== Input ==

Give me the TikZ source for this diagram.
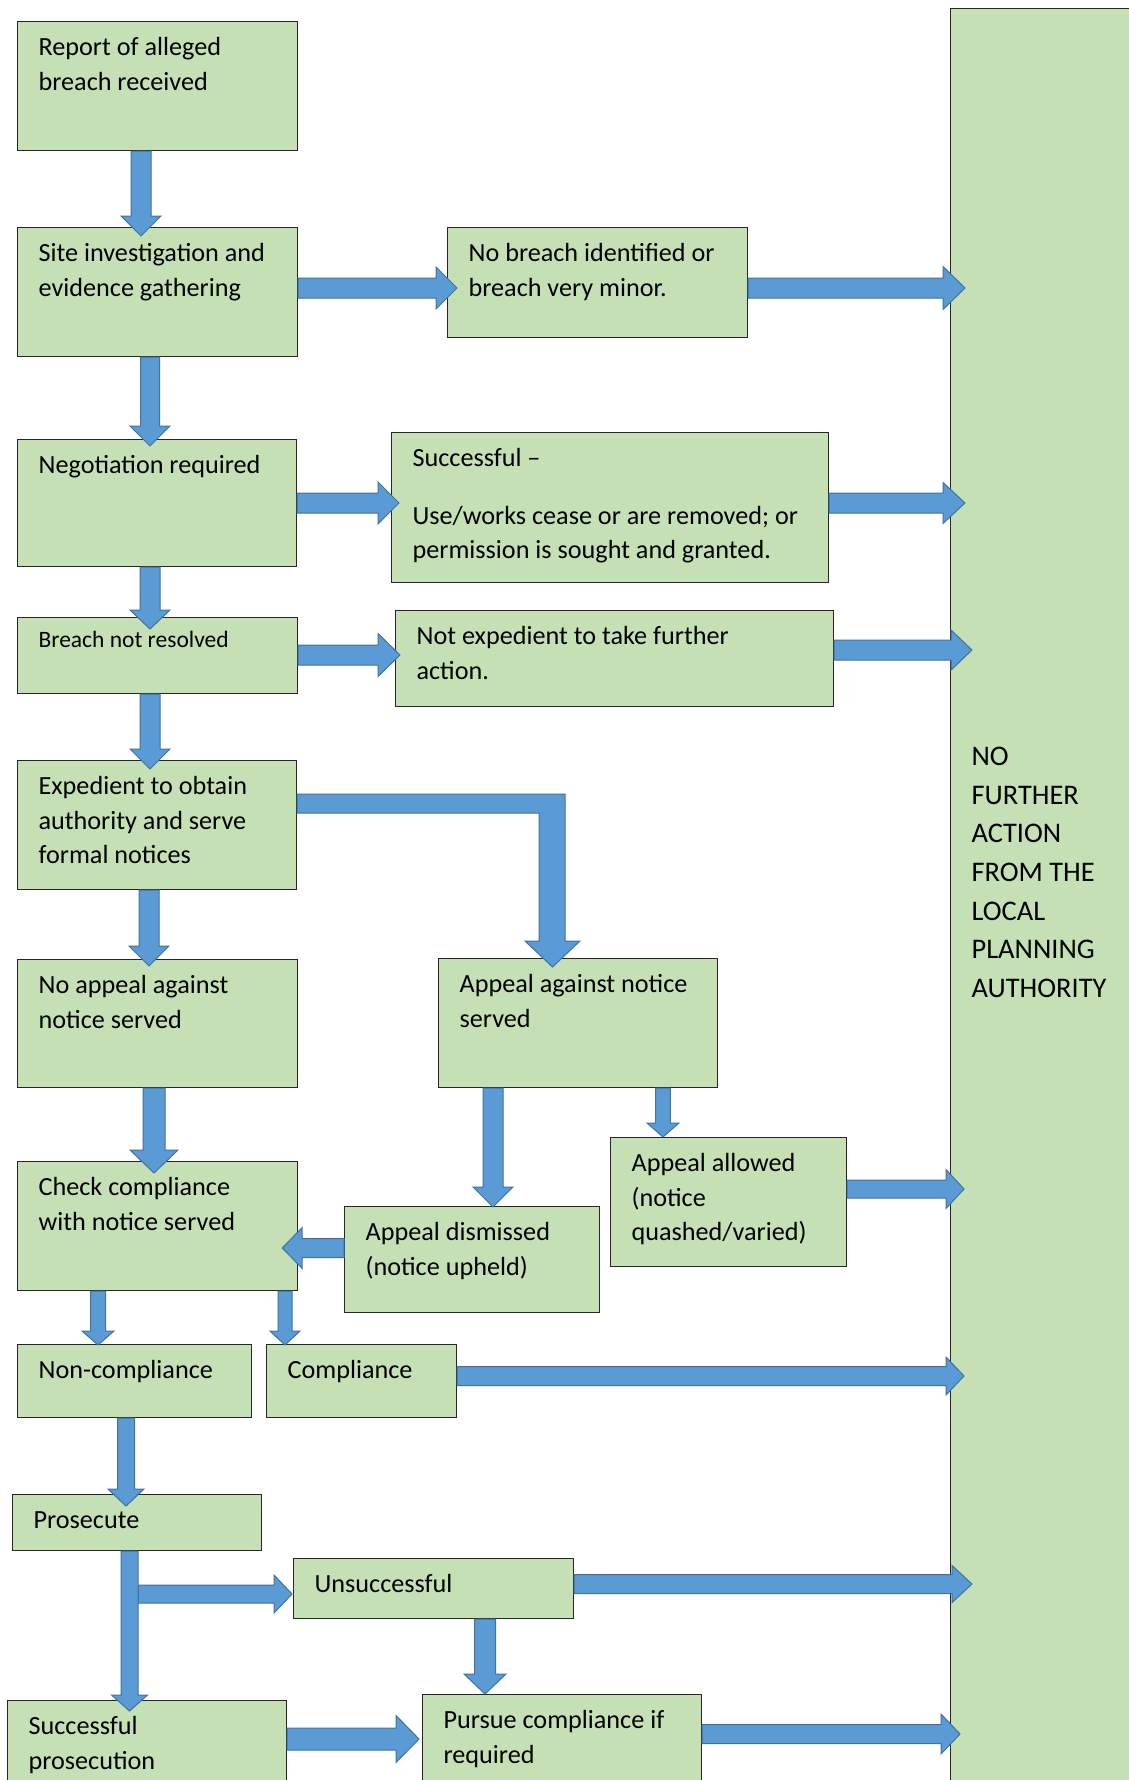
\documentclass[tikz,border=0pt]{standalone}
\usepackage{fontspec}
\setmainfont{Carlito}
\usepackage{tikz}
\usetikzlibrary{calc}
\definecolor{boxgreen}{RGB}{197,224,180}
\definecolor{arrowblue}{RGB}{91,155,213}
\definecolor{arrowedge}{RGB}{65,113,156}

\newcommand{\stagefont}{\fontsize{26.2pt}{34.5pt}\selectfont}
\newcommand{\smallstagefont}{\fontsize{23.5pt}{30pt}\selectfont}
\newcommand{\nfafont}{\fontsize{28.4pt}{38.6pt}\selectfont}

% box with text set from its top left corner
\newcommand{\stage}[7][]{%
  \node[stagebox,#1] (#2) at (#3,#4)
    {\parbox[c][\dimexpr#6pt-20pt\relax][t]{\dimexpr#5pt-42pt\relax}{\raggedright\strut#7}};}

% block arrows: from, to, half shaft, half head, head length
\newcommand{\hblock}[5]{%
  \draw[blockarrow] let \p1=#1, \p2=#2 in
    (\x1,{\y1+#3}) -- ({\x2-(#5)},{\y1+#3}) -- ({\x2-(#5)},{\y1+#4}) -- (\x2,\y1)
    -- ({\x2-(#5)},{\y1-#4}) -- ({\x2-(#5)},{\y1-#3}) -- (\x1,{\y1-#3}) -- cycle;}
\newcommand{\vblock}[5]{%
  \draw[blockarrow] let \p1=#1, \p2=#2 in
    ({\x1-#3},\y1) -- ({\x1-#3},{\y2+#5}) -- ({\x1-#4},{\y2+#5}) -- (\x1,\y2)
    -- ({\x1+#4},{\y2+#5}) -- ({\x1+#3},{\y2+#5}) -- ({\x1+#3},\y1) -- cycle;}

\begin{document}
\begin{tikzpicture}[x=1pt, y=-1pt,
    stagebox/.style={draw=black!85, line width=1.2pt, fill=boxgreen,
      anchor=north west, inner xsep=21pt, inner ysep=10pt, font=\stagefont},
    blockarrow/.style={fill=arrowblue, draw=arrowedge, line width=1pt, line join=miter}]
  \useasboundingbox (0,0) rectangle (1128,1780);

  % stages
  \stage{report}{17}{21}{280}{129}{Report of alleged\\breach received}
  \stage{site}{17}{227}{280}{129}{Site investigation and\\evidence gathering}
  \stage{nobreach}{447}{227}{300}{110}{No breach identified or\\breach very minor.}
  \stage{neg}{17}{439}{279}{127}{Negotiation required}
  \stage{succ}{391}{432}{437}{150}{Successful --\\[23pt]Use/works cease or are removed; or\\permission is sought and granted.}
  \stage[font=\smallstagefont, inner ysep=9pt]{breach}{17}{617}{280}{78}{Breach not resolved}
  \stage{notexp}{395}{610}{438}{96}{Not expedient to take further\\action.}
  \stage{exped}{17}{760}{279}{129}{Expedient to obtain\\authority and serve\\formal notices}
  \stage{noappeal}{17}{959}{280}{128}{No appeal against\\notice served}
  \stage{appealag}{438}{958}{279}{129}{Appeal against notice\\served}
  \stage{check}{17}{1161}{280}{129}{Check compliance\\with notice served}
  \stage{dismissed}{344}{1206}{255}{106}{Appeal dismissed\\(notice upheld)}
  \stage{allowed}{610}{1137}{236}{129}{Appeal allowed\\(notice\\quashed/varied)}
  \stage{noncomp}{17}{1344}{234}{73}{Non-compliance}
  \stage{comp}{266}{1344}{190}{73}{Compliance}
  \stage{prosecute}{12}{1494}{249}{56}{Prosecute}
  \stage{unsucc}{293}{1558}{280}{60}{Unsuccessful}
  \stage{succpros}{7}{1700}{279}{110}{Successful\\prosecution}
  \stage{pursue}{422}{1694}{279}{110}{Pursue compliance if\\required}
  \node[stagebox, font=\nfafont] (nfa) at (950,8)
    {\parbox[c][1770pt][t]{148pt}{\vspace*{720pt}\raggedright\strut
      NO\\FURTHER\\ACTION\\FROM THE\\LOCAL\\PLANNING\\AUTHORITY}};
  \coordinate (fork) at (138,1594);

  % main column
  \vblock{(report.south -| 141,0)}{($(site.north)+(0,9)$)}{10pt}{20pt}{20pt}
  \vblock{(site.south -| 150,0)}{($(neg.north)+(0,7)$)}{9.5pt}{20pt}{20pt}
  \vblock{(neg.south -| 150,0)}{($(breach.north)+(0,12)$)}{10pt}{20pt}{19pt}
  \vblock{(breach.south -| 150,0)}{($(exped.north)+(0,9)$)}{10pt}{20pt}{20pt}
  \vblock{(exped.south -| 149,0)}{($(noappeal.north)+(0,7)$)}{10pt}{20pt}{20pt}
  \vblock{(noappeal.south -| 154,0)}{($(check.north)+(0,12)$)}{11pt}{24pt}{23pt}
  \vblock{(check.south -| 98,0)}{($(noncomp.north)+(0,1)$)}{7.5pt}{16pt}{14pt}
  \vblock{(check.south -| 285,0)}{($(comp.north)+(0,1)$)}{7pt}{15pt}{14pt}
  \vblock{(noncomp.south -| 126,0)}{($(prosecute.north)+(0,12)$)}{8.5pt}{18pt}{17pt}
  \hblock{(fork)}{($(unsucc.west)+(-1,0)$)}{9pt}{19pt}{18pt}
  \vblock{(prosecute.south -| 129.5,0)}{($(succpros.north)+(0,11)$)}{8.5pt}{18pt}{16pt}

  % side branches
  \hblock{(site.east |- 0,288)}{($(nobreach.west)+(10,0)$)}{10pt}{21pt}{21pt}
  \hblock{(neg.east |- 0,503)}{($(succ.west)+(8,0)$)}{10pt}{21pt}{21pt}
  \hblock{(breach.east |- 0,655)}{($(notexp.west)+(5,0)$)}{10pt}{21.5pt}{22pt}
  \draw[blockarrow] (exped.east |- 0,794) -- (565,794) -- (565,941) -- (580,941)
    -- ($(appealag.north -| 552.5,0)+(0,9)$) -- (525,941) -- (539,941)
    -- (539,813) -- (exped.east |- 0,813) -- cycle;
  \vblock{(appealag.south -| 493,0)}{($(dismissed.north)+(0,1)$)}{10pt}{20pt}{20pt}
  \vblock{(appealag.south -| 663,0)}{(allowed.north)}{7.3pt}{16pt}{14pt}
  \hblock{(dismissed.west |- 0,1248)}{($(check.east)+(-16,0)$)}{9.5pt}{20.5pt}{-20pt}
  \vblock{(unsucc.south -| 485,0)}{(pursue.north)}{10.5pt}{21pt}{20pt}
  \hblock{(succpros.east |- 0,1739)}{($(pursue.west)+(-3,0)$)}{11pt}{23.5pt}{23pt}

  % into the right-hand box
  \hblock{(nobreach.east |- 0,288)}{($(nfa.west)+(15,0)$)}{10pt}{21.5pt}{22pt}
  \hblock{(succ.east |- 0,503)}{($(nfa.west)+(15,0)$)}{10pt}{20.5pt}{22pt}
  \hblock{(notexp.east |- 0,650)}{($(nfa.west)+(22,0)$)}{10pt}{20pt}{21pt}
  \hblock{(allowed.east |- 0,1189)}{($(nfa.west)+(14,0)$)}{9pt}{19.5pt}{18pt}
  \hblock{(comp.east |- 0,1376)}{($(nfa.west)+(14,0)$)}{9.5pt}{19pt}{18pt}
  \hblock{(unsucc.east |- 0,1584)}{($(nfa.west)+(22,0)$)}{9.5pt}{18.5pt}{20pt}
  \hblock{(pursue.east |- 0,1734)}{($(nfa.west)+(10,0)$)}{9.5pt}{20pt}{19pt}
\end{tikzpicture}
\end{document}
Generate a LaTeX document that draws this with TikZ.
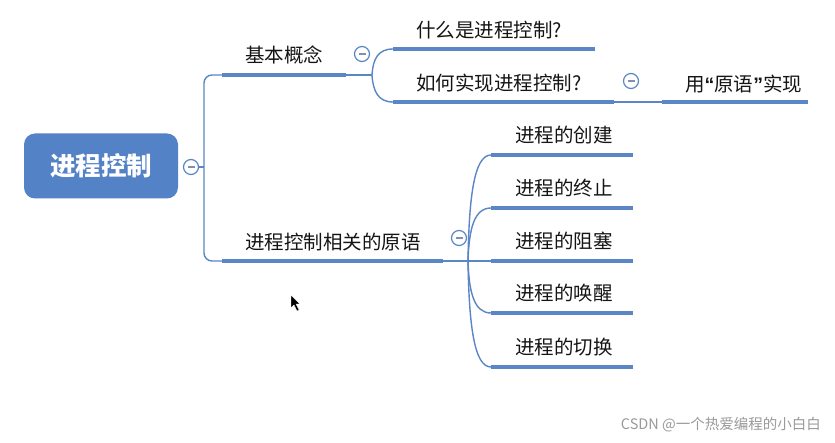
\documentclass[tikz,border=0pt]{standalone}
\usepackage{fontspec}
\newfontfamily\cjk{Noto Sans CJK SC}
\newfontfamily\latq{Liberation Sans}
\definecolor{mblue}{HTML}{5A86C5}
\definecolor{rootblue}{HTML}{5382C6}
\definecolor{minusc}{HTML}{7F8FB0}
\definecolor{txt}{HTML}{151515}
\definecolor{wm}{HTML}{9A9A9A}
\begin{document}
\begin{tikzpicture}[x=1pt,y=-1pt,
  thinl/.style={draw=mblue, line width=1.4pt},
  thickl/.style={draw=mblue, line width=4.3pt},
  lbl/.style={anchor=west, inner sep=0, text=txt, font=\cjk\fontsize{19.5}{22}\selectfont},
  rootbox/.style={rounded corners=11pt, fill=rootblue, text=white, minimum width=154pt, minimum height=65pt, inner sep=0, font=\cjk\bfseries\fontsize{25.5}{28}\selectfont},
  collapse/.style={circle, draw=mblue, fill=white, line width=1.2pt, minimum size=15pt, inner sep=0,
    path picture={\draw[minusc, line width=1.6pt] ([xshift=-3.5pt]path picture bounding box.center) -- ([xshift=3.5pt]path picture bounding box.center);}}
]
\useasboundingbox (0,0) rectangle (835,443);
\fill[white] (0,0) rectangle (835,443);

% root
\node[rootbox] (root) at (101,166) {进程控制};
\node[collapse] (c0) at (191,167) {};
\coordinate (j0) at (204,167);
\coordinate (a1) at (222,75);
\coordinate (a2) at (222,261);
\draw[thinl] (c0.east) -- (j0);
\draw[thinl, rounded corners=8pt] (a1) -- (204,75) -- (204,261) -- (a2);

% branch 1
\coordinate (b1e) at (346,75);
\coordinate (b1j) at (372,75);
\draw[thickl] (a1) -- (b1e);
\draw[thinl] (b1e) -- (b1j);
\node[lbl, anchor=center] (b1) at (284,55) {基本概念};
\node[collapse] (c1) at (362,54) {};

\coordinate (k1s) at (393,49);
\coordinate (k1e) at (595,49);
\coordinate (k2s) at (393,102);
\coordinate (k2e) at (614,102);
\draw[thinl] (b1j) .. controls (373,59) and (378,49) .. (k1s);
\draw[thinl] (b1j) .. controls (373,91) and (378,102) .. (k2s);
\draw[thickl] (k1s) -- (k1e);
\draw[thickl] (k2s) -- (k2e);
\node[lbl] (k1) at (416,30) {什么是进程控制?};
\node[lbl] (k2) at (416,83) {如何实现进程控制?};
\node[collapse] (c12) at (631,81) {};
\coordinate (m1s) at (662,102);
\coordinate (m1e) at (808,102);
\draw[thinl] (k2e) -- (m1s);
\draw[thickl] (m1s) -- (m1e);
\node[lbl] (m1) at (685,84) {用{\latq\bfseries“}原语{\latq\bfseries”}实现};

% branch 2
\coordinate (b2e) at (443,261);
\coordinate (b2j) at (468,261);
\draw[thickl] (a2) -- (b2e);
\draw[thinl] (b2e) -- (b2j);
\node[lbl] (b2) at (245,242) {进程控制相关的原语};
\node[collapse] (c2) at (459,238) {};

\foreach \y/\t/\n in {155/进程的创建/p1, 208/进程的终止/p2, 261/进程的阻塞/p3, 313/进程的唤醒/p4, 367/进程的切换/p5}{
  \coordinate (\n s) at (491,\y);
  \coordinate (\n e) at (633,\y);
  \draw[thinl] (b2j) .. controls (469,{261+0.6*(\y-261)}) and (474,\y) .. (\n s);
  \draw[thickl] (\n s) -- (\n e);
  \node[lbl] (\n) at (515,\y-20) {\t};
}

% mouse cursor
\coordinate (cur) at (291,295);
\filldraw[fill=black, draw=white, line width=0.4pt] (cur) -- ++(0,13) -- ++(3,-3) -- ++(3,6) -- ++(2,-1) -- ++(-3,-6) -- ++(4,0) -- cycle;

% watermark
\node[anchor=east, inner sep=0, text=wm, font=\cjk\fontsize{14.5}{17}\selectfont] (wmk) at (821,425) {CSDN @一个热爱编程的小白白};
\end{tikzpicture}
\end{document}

===

__Your goal__. The required output is the exact run of lines from the start of the records through the line containing "(0,0) rectangle (1128,1780);", both ends included, with no pictures.

__Response__.
Give me the TikZ source for this diagram.
\documentclass[tikz,border=0pt]{standalone}
\usepackage{fontspec}
\setmainfont{Carlito}
\usepackage{tikz}
\usetikzlibrary{calc}
\definecolor{boxgreen}{RGB}{197,224,180}
\definecolor{arrowblue}{RGB}{91,155,213}
\definecolor{arrowedge}{RGB}{65,113,156}

\newcommand{\stagefont}{\fontsize{26.2pt}{34.5pt}\selectfont}
\newcommand{\smallstagefont}{\fontsize{23.5pt}{30pt}\selectfont}
\newcommand{\nfafont}{\fontsize{28.4pt}{38.6pt}\selectfont}

% box with text set from its top left corner
\newcommand{\stage}[7][]{%
  \node[stagebox,#1] (#2) at (#3,#4)
    {\parbox[c][\dimexpr#6pt-20pt\relax][t]{\dimexpr#5pt-42pt\relax}{\raggedright\strut#7}};}

% block arrows: from, to, half shaft, half head, head length
\newcommand{\hblock}[5]{%
  \draw[blockarrow] let \p1=#1, \p2=#2 in
    (\x1,{\y1+#3}) -- ({\x2-(#5)},{\y1+#3}) -- ({\x2-(#5)},{\y1+#4}) -- (\x2,\y1)
    -- ({\x2-(#5)},{\y1-#4}) -- ({\x2-(#5)},{\y1-#3}) -- (\x1,{\y1-#3}) -- cycle;}
\newcommand{\vblock}[5]{%
  \draw[blockarrow] let \p1=#1, \p2=#2 in
    ({\x1-#3},\y1) -- ({\x1-#3},{\y2+#5}) -- ({\x1-#4},{\y2+#5}) -- (\x1,\y2)
    -- ({\x1+#4},{\y2+#5}) -- ({\x1+#3},{\y2+#5}) -- ({\x1+#3},\y1) -- cycle;}

\begin{document}
\begin{tikzpicture}[x=1pt, y=-1pt,
    stagebox/.style={draw=black!85, line width=1.2pt, fill=boxgreen,
      anchor=north west, inner xsep=21pt, inner ysep=10pt, font=\stagefont},
    blockarrow/.style={fill=arrowblue, draw=arrowedge, line width=1pt, line join=miter}]
  \useasboundingbox (0,0) rectangle (1128,1780);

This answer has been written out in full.